*PROVIDED INFORMATION*
#####
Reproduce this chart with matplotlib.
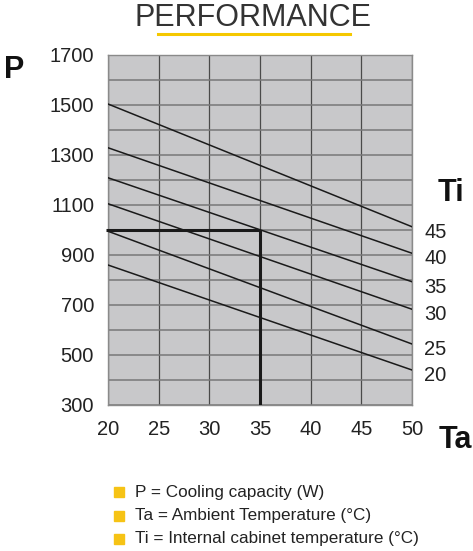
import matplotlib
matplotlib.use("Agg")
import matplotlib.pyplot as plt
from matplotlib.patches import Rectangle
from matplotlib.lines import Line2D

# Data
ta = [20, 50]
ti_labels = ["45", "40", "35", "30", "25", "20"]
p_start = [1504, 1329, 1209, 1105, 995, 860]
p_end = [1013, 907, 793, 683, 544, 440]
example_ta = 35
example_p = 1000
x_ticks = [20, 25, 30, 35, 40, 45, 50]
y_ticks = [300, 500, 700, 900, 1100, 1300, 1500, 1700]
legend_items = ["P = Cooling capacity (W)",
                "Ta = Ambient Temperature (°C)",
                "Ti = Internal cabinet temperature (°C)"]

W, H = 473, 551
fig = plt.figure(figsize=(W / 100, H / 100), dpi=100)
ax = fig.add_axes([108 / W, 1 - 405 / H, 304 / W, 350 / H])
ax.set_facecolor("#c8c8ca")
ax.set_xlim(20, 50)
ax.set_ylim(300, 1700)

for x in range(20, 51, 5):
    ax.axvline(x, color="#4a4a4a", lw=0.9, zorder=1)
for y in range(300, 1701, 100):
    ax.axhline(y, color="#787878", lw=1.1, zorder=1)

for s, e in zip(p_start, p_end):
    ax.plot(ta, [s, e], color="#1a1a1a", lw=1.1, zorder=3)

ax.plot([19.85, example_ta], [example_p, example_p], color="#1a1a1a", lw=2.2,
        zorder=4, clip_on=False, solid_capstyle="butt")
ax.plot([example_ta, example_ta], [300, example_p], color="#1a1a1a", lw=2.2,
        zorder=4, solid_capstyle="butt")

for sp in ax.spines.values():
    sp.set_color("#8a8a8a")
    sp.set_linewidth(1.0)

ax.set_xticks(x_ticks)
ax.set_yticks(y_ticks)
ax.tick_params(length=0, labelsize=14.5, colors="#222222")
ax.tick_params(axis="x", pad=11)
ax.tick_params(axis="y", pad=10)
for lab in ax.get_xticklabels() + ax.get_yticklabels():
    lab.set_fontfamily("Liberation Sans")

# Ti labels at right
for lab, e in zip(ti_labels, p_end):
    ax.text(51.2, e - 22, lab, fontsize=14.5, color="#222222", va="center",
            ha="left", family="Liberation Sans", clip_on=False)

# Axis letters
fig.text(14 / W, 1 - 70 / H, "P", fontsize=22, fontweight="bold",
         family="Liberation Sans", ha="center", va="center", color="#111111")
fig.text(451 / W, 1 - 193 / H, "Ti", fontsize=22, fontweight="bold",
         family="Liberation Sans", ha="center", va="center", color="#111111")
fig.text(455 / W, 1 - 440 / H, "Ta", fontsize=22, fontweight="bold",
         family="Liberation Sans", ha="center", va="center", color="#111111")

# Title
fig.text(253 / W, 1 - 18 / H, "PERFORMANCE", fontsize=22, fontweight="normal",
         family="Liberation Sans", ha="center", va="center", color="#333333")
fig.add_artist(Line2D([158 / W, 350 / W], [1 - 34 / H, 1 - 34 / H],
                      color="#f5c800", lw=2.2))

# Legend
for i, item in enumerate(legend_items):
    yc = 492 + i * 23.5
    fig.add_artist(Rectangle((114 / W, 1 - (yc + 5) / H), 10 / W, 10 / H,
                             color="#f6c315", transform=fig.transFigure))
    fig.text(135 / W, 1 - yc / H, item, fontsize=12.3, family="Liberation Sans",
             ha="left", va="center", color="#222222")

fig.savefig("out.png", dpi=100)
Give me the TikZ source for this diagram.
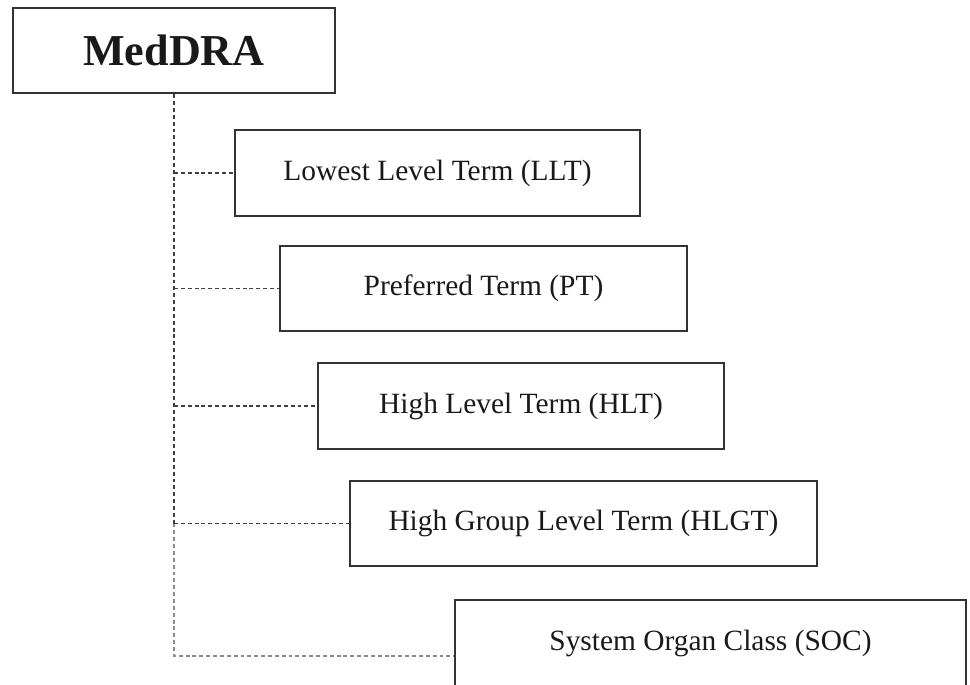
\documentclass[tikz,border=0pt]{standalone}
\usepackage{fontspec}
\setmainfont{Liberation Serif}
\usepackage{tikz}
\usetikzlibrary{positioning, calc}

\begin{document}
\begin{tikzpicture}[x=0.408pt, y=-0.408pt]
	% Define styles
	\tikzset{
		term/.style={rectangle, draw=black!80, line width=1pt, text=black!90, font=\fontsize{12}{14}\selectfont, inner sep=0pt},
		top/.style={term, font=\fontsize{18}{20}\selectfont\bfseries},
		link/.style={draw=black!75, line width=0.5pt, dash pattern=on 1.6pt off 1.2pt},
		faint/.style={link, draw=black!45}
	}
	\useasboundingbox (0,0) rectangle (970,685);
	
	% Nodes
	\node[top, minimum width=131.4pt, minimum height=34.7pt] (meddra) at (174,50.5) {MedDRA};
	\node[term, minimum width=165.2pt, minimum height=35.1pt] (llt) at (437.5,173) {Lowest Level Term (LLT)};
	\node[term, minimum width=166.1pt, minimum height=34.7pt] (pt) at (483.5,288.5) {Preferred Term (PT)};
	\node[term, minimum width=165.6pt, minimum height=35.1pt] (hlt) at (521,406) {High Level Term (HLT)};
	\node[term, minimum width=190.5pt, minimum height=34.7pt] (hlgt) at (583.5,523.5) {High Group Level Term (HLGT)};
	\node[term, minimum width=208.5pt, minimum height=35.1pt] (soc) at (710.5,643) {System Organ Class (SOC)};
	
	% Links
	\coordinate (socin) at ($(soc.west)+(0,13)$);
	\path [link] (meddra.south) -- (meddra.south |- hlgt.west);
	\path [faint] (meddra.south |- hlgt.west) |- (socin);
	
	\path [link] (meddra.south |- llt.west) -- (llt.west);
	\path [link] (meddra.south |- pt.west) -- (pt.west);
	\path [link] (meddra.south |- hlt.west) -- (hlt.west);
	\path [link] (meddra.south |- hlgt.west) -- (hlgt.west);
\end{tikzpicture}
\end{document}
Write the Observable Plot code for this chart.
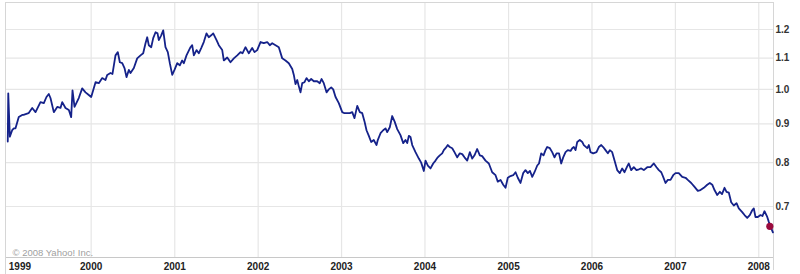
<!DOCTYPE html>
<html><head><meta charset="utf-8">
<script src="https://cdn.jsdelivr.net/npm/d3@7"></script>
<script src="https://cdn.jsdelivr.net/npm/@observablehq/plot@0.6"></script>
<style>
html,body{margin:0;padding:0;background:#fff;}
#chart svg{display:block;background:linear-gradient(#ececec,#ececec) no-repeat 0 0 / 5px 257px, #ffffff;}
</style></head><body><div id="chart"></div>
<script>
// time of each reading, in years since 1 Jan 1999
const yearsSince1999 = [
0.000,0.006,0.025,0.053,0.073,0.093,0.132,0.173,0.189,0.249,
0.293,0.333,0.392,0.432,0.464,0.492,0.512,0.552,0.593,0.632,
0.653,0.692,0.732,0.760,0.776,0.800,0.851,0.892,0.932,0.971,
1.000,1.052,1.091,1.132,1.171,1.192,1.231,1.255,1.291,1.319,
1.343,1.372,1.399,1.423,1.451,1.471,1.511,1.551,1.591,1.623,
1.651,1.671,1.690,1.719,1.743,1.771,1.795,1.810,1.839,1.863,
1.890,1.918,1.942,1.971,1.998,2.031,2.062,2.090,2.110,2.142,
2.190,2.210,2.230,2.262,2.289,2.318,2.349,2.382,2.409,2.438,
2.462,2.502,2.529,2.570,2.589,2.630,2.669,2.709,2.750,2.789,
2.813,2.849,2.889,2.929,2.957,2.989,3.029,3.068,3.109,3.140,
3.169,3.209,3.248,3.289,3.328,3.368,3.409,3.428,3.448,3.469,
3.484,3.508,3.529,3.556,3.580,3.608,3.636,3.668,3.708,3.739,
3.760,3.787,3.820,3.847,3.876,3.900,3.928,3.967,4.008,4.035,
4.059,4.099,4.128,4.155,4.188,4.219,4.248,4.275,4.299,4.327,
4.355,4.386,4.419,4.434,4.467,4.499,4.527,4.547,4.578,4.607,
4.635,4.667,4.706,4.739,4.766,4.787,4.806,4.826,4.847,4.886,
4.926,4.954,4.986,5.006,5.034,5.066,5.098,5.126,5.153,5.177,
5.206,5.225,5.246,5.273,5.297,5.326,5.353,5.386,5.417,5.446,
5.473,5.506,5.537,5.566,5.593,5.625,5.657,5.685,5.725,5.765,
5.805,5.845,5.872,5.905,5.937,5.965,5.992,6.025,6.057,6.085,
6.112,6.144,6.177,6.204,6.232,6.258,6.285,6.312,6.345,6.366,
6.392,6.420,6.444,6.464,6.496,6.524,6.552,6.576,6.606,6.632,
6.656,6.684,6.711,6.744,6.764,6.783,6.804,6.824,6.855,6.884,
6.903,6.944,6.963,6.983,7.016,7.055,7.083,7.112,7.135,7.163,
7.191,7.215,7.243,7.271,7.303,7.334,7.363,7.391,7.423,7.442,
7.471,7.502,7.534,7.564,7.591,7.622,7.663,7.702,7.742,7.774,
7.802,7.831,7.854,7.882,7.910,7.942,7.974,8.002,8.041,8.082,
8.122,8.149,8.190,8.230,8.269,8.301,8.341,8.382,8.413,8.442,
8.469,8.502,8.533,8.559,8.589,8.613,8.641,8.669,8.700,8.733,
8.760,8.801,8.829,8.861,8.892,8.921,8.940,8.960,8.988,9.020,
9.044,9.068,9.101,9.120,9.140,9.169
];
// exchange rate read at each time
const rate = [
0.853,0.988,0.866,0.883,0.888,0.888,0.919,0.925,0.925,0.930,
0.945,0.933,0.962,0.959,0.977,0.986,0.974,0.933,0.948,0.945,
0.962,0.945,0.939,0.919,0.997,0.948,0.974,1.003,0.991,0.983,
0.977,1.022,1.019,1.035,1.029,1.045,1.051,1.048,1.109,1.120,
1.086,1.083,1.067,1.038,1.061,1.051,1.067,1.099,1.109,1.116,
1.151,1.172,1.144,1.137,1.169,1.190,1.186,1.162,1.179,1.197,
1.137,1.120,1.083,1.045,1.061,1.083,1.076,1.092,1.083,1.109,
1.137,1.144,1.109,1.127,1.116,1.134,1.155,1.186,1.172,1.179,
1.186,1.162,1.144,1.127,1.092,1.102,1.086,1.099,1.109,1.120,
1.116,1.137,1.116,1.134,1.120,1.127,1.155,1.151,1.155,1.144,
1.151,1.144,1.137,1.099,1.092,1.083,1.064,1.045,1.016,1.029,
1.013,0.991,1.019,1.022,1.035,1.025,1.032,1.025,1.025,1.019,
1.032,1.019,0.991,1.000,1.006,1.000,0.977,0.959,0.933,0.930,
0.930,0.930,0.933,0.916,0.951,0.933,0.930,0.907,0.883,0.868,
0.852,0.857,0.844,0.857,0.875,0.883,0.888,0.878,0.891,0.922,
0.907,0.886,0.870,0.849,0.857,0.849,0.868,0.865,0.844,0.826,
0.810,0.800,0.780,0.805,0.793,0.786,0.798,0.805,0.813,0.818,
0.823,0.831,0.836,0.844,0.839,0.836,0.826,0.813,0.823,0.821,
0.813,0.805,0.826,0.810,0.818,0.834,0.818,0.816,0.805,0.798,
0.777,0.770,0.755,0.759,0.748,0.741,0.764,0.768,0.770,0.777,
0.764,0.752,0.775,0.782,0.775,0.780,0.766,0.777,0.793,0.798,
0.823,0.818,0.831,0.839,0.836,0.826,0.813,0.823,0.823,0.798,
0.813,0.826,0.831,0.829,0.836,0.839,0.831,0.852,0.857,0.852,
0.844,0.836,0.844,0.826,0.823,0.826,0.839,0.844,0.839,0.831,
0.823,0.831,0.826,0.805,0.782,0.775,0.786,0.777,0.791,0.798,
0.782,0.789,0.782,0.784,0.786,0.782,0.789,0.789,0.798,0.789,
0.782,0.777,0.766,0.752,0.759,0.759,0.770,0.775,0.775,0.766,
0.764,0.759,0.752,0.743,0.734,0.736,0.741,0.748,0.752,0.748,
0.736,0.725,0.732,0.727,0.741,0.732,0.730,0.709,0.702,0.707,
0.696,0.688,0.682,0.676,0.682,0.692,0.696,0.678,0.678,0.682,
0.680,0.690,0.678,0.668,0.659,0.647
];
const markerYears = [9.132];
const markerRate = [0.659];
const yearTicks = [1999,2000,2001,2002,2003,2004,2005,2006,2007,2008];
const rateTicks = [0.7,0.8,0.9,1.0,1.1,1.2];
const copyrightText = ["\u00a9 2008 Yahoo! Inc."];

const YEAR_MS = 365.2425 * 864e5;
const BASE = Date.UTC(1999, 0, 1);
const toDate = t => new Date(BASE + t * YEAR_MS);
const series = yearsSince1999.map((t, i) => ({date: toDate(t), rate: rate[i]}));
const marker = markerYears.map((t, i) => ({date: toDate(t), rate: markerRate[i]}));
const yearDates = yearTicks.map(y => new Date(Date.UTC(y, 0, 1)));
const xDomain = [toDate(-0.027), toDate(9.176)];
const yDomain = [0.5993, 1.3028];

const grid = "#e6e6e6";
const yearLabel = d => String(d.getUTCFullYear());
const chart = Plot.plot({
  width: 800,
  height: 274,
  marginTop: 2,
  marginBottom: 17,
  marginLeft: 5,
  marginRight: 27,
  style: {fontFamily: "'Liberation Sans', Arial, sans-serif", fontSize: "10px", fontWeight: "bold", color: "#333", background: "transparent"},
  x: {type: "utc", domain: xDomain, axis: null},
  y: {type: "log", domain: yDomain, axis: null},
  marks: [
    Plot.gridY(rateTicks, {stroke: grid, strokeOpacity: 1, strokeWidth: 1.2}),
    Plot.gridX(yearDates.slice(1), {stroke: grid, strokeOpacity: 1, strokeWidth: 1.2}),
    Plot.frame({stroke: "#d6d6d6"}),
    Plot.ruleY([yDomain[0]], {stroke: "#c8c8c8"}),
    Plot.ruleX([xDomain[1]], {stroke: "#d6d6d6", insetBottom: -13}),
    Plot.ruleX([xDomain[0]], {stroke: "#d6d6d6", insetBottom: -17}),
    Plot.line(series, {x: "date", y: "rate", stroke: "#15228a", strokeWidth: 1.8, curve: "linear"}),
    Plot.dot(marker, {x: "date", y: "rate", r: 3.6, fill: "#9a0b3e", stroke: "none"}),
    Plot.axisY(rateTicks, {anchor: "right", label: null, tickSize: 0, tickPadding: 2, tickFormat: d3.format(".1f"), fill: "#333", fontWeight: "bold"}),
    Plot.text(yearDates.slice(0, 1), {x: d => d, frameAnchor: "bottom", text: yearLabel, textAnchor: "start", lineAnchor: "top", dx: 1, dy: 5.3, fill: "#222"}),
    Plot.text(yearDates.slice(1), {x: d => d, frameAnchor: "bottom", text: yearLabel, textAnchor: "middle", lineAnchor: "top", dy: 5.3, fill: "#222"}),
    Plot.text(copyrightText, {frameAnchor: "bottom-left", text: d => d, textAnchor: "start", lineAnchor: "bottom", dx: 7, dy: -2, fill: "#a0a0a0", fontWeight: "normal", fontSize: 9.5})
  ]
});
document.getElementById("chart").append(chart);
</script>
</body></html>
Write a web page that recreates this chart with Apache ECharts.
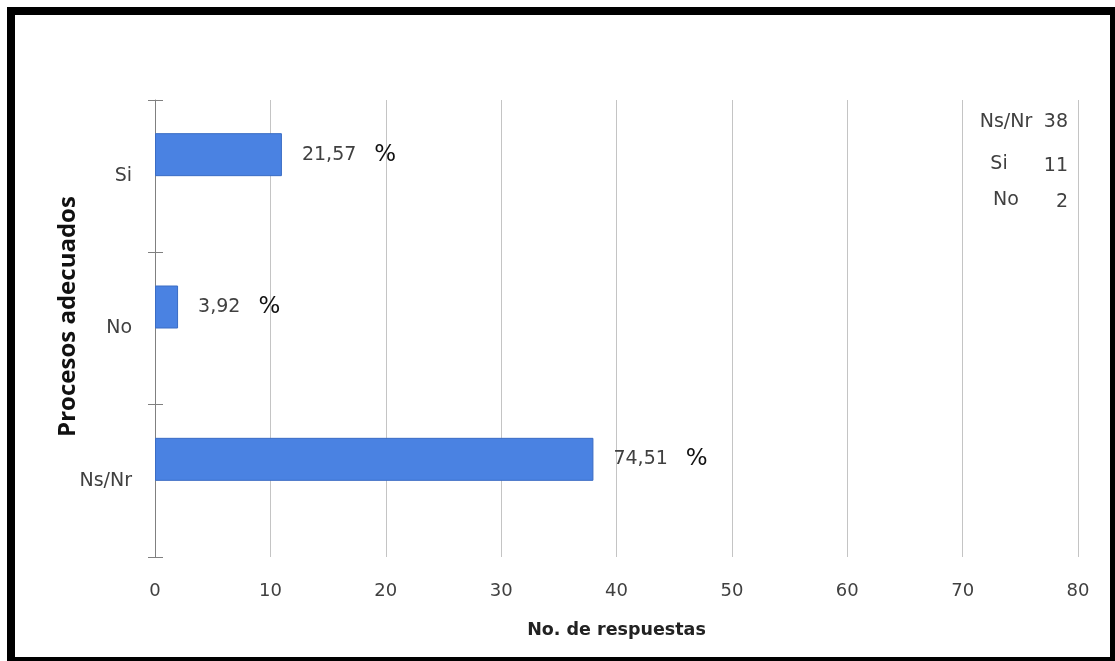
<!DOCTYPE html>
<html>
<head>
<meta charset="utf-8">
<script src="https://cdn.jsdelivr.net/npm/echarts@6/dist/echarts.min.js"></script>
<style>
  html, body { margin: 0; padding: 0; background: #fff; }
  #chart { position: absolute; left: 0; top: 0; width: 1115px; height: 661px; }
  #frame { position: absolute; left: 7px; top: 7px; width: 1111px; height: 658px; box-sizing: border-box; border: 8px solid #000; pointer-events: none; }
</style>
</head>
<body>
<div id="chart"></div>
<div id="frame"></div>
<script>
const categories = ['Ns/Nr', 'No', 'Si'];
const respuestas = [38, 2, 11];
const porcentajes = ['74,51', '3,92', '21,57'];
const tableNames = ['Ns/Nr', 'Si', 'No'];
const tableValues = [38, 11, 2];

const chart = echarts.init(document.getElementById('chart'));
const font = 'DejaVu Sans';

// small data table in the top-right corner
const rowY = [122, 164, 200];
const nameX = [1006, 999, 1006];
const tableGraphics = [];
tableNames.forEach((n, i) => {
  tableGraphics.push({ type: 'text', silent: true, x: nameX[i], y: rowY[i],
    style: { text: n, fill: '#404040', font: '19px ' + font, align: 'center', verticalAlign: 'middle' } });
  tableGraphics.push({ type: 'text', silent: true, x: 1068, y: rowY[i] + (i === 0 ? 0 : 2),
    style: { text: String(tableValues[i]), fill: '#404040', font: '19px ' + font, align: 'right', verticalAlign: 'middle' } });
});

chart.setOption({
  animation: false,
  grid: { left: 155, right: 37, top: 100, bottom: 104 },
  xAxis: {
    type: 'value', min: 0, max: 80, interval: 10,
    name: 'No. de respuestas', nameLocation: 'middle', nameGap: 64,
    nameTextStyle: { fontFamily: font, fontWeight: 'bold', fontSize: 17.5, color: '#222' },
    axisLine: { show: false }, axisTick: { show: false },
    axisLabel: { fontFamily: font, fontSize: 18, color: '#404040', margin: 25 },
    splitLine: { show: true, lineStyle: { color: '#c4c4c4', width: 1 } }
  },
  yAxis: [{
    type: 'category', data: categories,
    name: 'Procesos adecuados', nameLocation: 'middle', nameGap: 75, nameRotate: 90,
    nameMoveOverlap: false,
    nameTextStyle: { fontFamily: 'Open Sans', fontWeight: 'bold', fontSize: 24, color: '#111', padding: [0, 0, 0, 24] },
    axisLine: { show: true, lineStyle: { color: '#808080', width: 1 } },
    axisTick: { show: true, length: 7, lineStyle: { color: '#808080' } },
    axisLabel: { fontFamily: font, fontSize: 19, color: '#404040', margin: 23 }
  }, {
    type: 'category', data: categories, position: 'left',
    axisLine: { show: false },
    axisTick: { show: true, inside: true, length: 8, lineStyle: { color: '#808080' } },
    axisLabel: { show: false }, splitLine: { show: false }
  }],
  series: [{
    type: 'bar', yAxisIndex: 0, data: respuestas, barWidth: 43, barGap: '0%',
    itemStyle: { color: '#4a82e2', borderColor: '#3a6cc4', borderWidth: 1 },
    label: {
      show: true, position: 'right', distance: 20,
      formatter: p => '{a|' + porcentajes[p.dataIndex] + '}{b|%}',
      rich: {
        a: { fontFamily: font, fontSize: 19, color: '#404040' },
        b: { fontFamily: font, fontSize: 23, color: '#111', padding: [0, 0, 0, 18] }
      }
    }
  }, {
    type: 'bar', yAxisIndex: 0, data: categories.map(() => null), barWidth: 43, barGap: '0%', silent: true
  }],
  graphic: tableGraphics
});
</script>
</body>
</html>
#####
*WHAT THE TASK ASKS*
Copy every line of the material in which the word "with" occurs.

*THE OUTPUT*
Reproduce this chart with matplotlib.
Write a web page that recreates this chart with Apache ECharts.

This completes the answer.